The current housing stress caused by the unaffordability of housing is unnecessary, according to the authors of the 2010 international Demographia study.
Hugh Pavletich and Wendell Cox say urgent action is required to restore housing to affordable levels. According to the survey, housing that exceeds three times a household’s annual income is deemed “unaffordable”.
While “moderately unaffordable” housing can cost four times household annual income, with “seriously unaffordable” five times that and “severely unaffordable” listed as more expensive still.
Sydney was ranked as the second most expensive housing market in the word — following Vancouver.’
Skyrocketing prices are symptomatic of “fundamental problems” in housing supply, Urban Taskforce CEO, Aaron Gadiel, said.
Gadiel said that NSW is producing less than half the new homes, per capita, than Victoria or Queensland.
“The rate of new home production, per head of population, has halved in the last five years,” he said.
“Rents in outer suburban Sydney have gone up by more than 20 per cent in the last two years.
“In the middle ring suburbs, rents have jumped near to 30 per cent.

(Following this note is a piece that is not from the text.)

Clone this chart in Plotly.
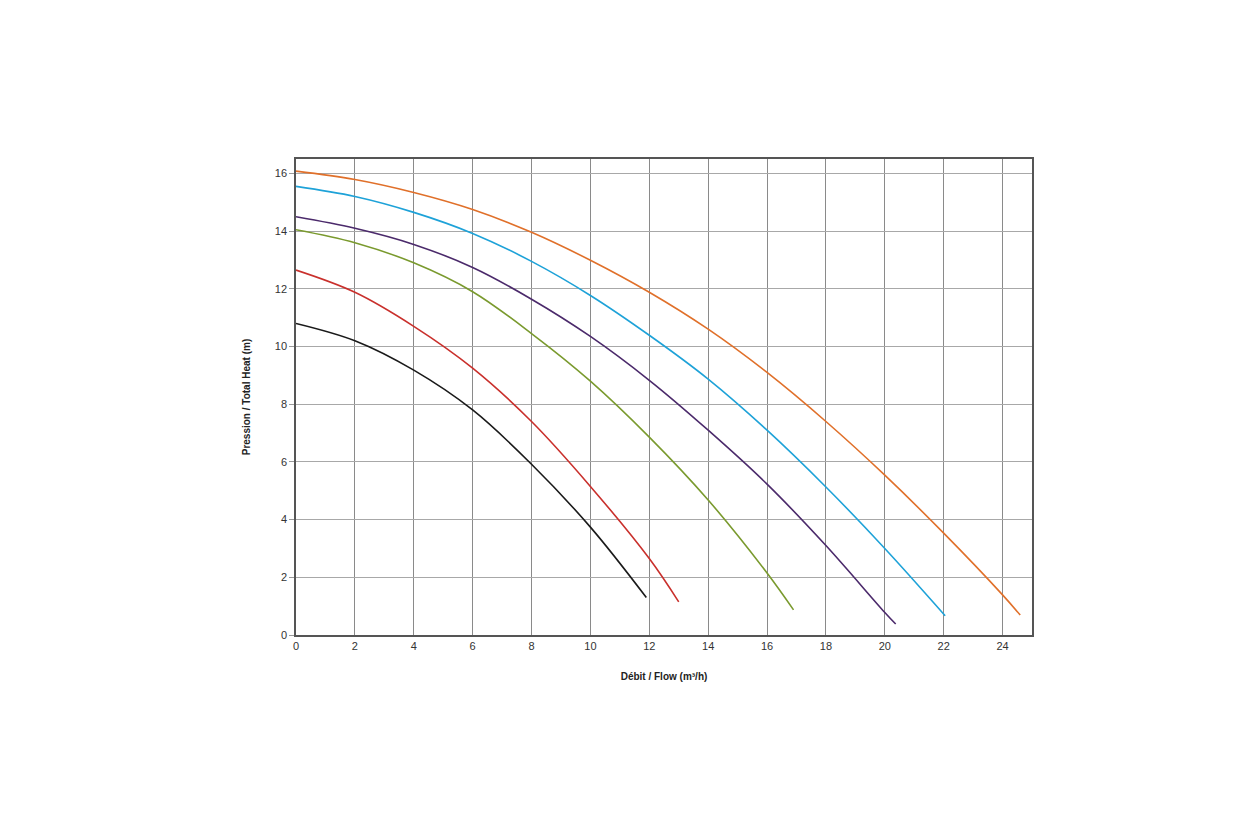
import plotly.graph_objects as go

flow_black = [0, 2, 4, 6, 8, 10, 11.9]
head_black = [10.8, 10.2, 9.18, 7.8, 5.92, 3.74, 1.3]

flow_red = [0, 2, 4, 6, 8, 10, 12, 13.0]
head_red = [12.65, 11.88, 10.7, 9.25, 7.4, 5.15, 2.65, 1.15]

flow_green = [0, 2, 4, 6, 8, 10, 12, 14, 16, 16.9]
head_green = [14.05, 13.6, 12.9, 11.9, 10.45, 8.8, 6.86, 4.68, 2.15, 0.87]

flow_purple = [0, 2, 4, 6, 8, 10, 12, 14, 16, 18, 20, 20.37]
head_purple = [14.5, 14.1, 13.54, 12.74, 11.64, 10.35, 8.83, 7.1, 5.23, 3.1, 0.78, 0.38]

flow_blue = [0, 2, 4, 6, 8, 10, 12, 14, 16, 18, 20, 22.05]
head_blue = [15.55, 15.2, 14.65, 13.92, 12.95, 11.77, 10.39, 8.87, 7.1, 5.13, 3.0, 0.67]

flow_orange = [0, 2, 4, 6, 8, 10, 12, 14, 16, 18, 20, 22, 24, 24.6]
head_orange = [16.08, 15.79, 15.34, 14.75, 13.96, 12.99, 11.88, 10.6, 9.1, 7.4, 5.54, 3.53, 1.39, 0.69]

series = [
    (flow_black, head_black, "#1a1a1a"),
    (flow_red, head_red, "#c9302c"),
    (flow_green, head_green, "#7a9a2e"),
    (flow_purple, head_purple, "#4b2a6b"),
    (flow_blue, head_blue, "#1ea2d8"),
    (flow_orange, head_orange, "#e0702a"),
]

x_ticks = list(range(0, 25, 2))
y_ticks = list(range(0, 17, 2))

fig = go.Figure()
for xs, ys, c in series:
    fig.add_trace(go.Scatter(x=xs, y=ys, mode="lines",
                             line=dict(color=c, width=1.6, shape="spline", smoothing=1.0),
                             showlegend=False, hoverinfo="skip"))

fig.update_layout(
    width=1260, height=840,
    margin=dict(l=296, r=228, t=159, b=205),
    paper_bgcolor="white", plot_bgcolor="white",
    font=dict(family="Liberation Sans, Arial, sans-serif", color="#222", size=11),
)
fig.update_xaxes(
    range=[0, 25], tickvals=x_ticks, ticktext=[str(v) for v in x_ticks],
    showgrid=True, gridcolor="#8a8a8a", gridwidth=1,
    showline=True, linecolor="#555", linewidth=1.5, mirror=True,
    zeroline=False, ticks="", tickfont=dict(size=11, color="#333"),
    title=dict(text="<b>Débit / Flow (m³/h)</b>", font=dict(size=10, color="#222"), standoff=22),
)
fig.update_yaxes(
    range=[0, 16.5], tickvals=y_ticks, ticktext=[str(v) for v in y_ticks],
    showgrid=True, gridcolor="#a8a8a8", gridwidth=1,
    showline=True, linecolor="#555", linewidth=1.5, mirror=True,
    zeroline=False, ticks="outside", ticklen=5, tickcolor="#999",
    tickfont=dict(size=11, color="#333"),
    title=dict(text="<b>Pression / Total Heat (m)</b>", font=dict(size=10, color="#222"), standoff=22),
)

fig.write_html("out.html")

As the government prepares to review the Metropolitan Strategy, ambitious targets to meet Sydney’s housing needs must be put in place, Gadiel said.
“This will require tough decisions about the future of our city — but it’s a debate that Sydney has to have.”
Gadiel said that NSW needed to re-open its doors to private investment in urban renewal and expansion.
“We need to see local councils and government making decisions to approve new development,” he said.
“We’ll never get on top of the state’s housing shortage if it doesn’t become easier for developers to build new suburbs on the edge of cities and compact, pedestrian friendly communities in the inner and middle ring suburbs.”